- _WRITTEN EXERCISE_
Include the line containing "wl_wt = list(range(212, 271))" and all lines before it, repeated exactly from the listing below, without pictures.
+--
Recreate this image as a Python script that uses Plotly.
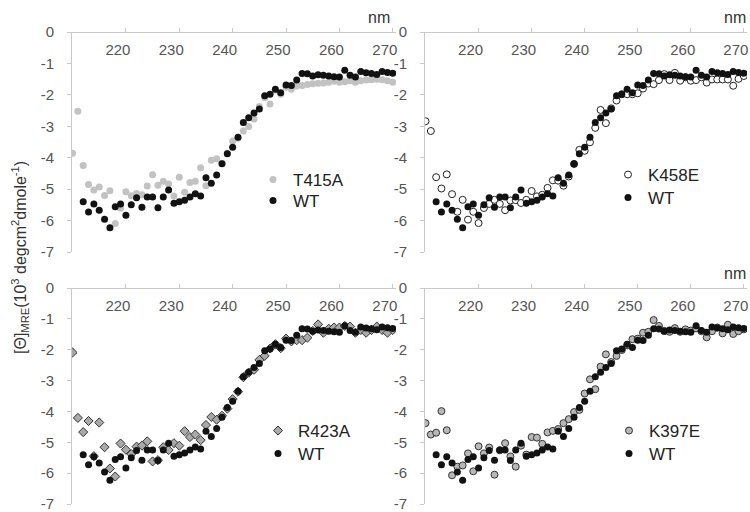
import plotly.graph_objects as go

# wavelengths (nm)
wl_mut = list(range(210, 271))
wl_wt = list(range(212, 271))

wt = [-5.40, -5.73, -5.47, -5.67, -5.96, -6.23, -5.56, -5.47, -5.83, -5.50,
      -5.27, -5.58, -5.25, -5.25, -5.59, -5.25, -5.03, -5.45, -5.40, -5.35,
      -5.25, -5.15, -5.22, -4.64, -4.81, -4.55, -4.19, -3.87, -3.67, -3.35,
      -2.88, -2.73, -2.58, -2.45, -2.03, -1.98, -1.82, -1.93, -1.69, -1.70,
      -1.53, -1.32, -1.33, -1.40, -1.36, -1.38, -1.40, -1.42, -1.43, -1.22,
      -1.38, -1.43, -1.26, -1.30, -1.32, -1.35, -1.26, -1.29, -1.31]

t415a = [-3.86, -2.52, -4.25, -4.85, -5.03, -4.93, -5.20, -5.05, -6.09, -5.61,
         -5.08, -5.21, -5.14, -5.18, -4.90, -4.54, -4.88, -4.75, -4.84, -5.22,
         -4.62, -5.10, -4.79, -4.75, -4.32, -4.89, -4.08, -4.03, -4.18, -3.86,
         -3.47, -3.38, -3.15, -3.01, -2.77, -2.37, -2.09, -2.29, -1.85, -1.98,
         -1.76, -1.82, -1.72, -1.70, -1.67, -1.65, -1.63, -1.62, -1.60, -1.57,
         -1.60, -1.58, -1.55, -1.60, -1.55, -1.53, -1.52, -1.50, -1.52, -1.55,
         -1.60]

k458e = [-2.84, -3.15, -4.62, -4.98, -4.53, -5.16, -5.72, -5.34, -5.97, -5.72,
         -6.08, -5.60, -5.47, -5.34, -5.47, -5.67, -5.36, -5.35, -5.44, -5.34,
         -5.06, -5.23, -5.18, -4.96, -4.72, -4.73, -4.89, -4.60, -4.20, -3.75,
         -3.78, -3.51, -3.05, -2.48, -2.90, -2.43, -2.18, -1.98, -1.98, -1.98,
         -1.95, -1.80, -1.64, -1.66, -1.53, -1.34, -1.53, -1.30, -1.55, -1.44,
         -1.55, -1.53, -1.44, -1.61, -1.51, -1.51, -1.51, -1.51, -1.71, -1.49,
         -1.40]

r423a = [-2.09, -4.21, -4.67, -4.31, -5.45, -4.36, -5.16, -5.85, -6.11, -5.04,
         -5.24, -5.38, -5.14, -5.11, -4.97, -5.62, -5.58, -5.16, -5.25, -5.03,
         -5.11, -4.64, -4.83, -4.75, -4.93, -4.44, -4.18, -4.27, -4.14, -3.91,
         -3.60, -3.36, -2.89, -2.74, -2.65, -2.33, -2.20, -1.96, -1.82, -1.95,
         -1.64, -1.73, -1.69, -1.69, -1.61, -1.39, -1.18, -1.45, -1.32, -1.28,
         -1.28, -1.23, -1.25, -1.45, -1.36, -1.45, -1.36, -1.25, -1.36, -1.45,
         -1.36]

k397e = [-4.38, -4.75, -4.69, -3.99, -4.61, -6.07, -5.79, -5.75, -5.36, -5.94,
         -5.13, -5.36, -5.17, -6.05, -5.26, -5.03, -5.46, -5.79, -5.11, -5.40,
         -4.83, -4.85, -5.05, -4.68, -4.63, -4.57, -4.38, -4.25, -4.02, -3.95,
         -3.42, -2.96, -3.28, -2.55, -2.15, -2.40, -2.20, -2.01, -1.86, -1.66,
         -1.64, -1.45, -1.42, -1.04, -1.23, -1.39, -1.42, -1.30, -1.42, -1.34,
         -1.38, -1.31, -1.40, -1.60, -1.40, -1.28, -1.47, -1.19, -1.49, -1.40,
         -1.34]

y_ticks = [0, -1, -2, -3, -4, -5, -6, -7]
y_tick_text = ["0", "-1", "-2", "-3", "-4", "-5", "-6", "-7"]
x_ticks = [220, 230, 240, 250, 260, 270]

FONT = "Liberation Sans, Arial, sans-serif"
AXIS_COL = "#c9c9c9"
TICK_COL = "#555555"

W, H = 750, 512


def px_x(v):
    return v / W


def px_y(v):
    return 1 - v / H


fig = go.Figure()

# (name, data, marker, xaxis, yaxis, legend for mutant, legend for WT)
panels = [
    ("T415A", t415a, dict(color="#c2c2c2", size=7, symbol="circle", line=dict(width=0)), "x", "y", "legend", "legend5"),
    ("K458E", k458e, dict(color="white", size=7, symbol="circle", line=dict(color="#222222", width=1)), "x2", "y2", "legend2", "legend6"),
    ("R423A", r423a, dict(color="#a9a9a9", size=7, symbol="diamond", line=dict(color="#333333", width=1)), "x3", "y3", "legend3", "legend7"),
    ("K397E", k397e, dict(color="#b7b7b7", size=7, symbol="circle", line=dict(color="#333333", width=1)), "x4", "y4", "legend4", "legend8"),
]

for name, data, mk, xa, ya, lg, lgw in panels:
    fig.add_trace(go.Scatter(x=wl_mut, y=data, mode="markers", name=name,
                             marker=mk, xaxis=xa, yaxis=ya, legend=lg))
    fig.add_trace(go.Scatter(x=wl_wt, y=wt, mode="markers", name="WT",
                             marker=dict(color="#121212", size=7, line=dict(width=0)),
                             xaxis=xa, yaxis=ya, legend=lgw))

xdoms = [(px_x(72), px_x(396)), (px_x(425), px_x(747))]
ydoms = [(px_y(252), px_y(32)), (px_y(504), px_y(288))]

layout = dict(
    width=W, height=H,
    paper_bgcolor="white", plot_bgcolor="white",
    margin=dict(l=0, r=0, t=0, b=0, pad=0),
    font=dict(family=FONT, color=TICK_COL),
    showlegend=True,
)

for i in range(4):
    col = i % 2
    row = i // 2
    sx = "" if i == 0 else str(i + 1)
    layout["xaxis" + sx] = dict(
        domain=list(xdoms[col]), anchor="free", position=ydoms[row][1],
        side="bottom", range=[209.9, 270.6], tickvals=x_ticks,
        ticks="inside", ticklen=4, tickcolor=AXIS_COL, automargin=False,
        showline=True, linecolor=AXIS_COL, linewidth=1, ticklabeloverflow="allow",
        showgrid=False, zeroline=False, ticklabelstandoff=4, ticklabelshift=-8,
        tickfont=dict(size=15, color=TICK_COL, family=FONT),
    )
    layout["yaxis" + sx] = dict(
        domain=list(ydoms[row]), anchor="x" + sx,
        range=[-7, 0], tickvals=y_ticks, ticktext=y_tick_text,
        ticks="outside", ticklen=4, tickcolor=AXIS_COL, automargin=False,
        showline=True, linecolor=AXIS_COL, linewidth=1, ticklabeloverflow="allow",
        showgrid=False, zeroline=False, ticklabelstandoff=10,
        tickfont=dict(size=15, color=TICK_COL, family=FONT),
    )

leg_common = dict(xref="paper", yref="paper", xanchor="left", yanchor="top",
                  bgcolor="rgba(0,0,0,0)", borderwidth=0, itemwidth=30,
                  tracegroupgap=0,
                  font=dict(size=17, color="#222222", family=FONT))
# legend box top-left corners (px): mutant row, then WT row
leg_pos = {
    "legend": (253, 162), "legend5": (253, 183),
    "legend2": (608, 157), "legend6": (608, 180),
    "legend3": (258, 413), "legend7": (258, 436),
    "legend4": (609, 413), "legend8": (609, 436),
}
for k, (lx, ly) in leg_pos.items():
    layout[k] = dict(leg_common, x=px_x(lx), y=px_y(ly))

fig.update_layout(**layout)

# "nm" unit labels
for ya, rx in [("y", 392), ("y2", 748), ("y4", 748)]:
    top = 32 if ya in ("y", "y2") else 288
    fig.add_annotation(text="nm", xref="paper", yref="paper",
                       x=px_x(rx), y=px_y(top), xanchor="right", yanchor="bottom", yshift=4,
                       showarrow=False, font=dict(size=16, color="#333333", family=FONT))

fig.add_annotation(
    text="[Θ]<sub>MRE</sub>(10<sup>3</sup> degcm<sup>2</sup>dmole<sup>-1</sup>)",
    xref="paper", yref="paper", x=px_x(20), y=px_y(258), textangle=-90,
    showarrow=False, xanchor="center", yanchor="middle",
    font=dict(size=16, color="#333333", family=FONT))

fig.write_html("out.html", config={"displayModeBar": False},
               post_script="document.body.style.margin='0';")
+--
- _ANSWER TO THE EXERCISE_
Recreate this image as a Python script that uses Plotly.
import plotly.graph_objects as go

# wavelengths (nm)
wl_mut = list(range(210, 271))
wl_wt = list(range(212, 271))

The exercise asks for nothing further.